[START OF Exercise materials]

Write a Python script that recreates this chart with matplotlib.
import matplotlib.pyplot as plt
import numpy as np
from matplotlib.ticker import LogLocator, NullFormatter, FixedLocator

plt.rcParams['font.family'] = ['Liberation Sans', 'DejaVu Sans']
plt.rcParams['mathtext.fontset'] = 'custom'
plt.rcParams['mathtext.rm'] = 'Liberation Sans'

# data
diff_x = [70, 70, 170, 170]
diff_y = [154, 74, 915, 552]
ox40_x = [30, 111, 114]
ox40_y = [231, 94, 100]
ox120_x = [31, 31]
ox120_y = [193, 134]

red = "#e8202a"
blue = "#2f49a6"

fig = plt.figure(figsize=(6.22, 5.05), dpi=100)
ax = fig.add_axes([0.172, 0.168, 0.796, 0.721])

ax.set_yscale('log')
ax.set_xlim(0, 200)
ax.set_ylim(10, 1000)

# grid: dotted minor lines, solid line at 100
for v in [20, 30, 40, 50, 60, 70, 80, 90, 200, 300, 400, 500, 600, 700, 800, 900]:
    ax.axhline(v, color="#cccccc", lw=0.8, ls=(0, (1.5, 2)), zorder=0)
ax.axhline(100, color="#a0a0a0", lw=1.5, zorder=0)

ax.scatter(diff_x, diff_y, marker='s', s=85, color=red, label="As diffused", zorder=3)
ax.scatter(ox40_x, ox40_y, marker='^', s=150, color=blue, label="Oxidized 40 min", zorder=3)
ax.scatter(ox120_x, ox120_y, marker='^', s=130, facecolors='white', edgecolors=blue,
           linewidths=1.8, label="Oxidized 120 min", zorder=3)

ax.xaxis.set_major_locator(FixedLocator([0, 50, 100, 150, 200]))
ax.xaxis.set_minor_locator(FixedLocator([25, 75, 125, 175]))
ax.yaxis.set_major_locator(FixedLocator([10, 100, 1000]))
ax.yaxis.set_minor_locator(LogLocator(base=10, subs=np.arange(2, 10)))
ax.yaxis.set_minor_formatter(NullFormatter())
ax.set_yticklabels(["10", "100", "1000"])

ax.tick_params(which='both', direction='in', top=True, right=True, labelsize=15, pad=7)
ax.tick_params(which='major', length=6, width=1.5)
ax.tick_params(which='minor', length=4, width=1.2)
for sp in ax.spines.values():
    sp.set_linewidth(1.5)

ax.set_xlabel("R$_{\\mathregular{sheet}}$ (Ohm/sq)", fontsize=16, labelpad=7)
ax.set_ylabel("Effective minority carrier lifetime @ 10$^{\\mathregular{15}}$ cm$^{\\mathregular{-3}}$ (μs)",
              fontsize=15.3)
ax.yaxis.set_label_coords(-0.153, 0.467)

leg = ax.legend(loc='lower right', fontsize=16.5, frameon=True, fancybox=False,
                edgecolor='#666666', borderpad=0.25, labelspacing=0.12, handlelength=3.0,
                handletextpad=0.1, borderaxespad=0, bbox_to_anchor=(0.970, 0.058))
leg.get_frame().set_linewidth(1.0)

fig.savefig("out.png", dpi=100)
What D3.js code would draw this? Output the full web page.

[END OF Exercise materials]

** Task description **
Copy all of the material word for word.

** Answer to the exercise **
Write a Python script that recreates this chart with matplotlib.
import matplotlib.pyplot as plt
import numpy as np
from matplotlib.ticker import LogLocator, NullFormatter, FixedLocator

plt.rcParams['font.family'] = ['Liberation Sans', 'DejaVu Sans']
plt.rcParams['mathtext.fontset'] = 'custom'
plt.rcParams['mathtext.rm'] = 'Liberation Sans'

# data
diff_x = [70, 70, 170, 170]
diff_y = [154, 74, 915, 552]
ox40_x = [30, 111, 114]
ox40_y = [231, 94, 100]
ox120_x = [31, 31]
ox120_y = [193, 134]

red = "#e8202a"
blue = "#2f49a6"

fig = plt.figure(figsize=(6.22, 5.05), dpi=100)
ax = fig.add_axes([0.172, 0.168, 0.796, 0.721])

ax.set_yscale('log')
ax.set_xlim(0, 200)
ax.set_ylim(10, 1000)

# grid: dotted minor lines, solid line at 100
for v in [20, 30, 40, 50, 60, 70, 80, 90, 200, 300, 400, 500, 600, 700, 800, 900]:
    ax.axhline(v, color="#cccccc", lw=0.8, ls=(0, (1.5, 2)), zorder=0)
ax.axhline(100, color="#a0a0a0", lw=1.5, zorder=0)

ax.scatter(diff_x, diff_y, marker='s', s=85, color=red, label="As diffused", zorder=3)
ax.scatter(ox40_x, ox40_y, marker='^', s=150, color=blue, label="Oxidized 40 min", zorder=3)
ax.scatter(ox120_x, ox120_y, marker='^', s=130, facecolors='white', edgecolors=blue,
           linewidths=1.8, label="Oxidized 120 min", zorder=3)

ax.xaxis.set_major_locator(FixedLocator([0, 50, 100, 150, 200]))
ax.xaxis.set_minor_locator(FixedLocator([25, 75, 125, 175]))
ax.yaxis.set_major_locator(FixedLocator([10, 100, 1000]))
ax.yaxis.set_minor_locator(LogLocator(base=10, subs=np.arange(2, 10)))
ax.yaxis.set_minor_formatter(NullFormatter())
ax.set_yticklabels(["10", "100", "1000"])

ax.tick_params(which='both', direction='in', top=True, right=True, labelsize=15, pad=7)
ax.tick_params(which='major', length=6, width=1.5)
ax.tick_params(which='minor', length=4, width=1.2)
for sp in ax.spines.values():
    sp.set_linewidth(1.5)

ax.set_xlabel("R$_{\\mathregular{sheet}}$ (Ohm/sq)", fontsize=16, labelpad=7)
ax.set_ylabel("Effective minority carrier lifetime @ 10$^{\\mathregular{15}}$ cm$^{\\mathregular{-3}}$ (μs)",
              fontsize=15.3)
ax.yaxis.set_label_coords(-0.153, 0.467)

leg = ax.legend(loc='lower right', fontsize=16.5, frameon=True, fancybox=False,
                edgecolor='#666666', borderpad=0.25, labelspacing=0.12, handlelength=3.0,
                handletextpad=0.1, borderaxespad=0, bbox_to_anchor=(0.970, 0.058))
leg.get_frame().set_linewidth(1.0)

fig.savefig("out.png", dpi=100)
What D3.js code would draw this? Output the full web page.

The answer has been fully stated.